• [Supplied information]
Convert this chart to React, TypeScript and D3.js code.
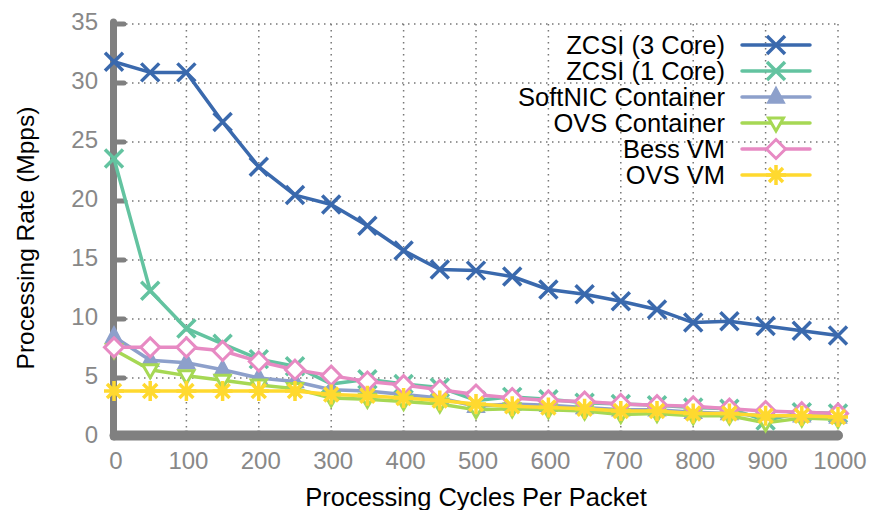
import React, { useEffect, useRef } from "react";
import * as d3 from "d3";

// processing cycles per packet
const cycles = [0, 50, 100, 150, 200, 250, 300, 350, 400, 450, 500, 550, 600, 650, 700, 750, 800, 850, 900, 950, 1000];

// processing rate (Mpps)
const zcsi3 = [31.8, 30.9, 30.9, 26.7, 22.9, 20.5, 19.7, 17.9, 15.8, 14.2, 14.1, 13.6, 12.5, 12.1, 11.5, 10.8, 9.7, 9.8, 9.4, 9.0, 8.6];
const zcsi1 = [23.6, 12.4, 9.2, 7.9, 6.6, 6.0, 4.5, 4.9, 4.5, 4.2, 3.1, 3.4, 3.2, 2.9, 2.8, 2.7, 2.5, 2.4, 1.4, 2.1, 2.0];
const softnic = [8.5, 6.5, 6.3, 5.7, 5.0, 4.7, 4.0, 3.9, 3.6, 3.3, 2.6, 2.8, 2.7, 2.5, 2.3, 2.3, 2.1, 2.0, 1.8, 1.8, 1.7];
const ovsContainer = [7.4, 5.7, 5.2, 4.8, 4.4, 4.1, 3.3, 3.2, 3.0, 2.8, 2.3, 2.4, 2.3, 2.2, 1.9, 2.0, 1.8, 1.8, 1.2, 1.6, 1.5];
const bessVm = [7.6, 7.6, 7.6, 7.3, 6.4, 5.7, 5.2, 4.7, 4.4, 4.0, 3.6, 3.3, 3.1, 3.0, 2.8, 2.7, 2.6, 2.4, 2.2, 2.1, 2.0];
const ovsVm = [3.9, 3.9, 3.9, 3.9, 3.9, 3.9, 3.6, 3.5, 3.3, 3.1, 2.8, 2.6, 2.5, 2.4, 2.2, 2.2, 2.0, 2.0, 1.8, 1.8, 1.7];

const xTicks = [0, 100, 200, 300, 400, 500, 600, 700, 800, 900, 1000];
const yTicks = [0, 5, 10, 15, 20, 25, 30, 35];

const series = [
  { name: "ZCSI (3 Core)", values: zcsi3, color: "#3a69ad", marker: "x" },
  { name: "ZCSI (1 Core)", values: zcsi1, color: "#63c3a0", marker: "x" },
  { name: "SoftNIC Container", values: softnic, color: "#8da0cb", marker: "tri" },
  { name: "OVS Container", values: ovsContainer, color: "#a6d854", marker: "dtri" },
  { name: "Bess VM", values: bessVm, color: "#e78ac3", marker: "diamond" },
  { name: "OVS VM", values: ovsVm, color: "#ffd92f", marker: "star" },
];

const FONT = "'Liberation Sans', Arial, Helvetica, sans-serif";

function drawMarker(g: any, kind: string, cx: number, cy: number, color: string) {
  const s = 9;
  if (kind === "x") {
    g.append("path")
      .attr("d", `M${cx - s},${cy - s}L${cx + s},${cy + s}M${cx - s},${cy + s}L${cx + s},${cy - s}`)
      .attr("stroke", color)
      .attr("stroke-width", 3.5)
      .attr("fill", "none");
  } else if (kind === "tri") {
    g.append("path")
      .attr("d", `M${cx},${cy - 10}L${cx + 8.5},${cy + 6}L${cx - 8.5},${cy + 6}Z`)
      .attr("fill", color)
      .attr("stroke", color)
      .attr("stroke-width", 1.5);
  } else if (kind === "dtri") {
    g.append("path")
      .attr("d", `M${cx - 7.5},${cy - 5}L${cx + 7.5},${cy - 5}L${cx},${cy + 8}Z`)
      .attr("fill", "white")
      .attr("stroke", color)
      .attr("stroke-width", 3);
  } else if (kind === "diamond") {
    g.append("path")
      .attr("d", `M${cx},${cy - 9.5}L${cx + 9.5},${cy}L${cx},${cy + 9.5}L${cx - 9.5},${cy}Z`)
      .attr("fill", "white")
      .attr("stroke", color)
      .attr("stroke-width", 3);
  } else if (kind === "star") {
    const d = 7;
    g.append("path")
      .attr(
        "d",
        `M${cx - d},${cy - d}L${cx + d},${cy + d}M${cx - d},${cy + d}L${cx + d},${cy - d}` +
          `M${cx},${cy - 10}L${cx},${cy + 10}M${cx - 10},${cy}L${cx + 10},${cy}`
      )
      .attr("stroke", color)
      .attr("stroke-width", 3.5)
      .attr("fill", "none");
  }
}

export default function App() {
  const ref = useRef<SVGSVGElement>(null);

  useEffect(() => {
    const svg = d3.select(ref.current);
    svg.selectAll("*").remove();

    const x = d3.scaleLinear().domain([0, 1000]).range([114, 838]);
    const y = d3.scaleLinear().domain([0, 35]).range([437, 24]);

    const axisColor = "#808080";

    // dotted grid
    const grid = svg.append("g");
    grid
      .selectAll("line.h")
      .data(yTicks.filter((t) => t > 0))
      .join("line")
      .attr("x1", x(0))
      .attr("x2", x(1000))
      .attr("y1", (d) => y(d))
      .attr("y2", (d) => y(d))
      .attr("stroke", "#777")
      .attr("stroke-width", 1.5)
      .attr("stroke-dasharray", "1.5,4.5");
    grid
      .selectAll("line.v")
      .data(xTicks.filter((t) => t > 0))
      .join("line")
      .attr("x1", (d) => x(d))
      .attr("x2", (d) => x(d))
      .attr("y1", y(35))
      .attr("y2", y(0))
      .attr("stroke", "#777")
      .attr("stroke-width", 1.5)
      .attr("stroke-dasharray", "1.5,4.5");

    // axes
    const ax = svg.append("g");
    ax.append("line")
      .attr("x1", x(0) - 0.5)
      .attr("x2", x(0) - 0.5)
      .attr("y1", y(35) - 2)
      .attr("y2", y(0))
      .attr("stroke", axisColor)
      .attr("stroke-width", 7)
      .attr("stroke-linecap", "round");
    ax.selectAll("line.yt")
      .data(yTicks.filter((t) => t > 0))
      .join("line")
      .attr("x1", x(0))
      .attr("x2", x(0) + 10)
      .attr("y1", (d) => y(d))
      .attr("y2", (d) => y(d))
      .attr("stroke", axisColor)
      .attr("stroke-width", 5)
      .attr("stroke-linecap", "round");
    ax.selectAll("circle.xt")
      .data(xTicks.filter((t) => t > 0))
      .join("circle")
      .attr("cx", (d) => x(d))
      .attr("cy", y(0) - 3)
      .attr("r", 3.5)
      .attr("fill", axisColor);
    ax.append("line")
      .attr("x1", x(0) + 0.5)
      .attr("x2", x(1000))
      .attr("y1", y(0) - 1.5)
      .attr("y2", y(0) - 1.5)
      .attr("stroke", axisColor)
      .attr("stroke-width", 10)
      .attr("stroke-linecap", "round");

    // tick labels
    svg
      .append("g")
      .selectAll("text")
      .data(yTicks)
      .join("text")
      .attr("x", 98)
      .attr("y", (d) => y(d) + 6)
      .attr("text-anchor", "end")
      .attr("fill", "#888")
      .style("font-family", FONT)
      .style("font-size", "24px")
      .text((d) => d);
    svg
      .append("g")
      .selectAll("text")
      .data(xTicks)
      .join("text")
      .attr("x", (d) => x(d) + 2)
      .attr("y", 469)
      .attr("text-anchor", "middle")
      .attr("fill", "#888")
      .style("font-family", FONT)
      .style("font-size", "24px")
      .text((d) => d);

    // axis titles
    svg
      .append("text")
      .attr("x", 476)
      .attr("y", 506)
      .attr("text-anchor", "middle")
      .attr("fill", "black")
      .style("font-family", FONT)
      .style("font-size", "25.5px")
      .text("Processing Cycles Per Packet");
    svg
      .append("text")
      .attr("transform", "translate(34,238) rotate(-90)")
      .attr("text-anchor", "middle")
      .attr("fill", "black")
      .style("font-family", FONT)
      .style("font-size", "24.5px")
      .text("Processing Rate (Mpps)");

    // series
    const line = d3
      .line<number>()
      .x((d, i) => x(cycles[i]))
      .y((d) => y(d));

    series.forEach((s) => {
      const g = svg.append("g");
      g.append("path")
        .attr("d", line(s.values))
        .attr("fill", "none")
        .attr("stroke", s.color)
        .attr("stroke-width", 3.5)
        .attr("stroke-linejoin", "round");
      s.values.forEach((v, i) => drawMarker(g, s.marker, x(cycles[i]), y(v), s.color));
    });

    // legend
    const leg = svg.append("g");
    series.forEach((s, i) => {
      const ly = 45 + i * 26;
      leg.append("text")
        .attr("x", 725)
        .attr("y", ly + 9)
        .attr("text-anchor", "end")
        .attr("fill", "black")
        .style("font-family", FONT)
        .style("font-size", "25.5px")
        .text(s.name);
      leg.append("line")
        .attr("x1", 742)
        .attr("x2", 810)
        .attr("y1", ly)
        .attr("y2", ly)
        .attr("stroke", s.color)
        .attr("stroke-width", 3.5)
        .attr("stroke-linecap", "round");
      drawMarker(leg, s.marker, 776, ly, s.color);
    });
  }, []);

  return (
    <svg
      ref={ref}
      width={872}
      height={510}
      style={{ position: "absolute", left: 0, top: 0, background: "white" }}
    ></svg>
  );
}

• [Instructions to follow] Starting with the first line of the data above and ending with the line containing "900, 950, 1000];", please restate every line exactly, leaving images out.

• [Solved problem]
Convert this chart to React, TypeScript and D3.js code.
import React, { useEffect, useRef } from "react";
import * as d3 from "d3";

// processing cycles per packet
const cycles = [0, 50, 100, 150, 200, 250, 300, 350, 400, 450, 500, 550, 600, 650, 700, 750, 800, 850, 900, 950, 1000];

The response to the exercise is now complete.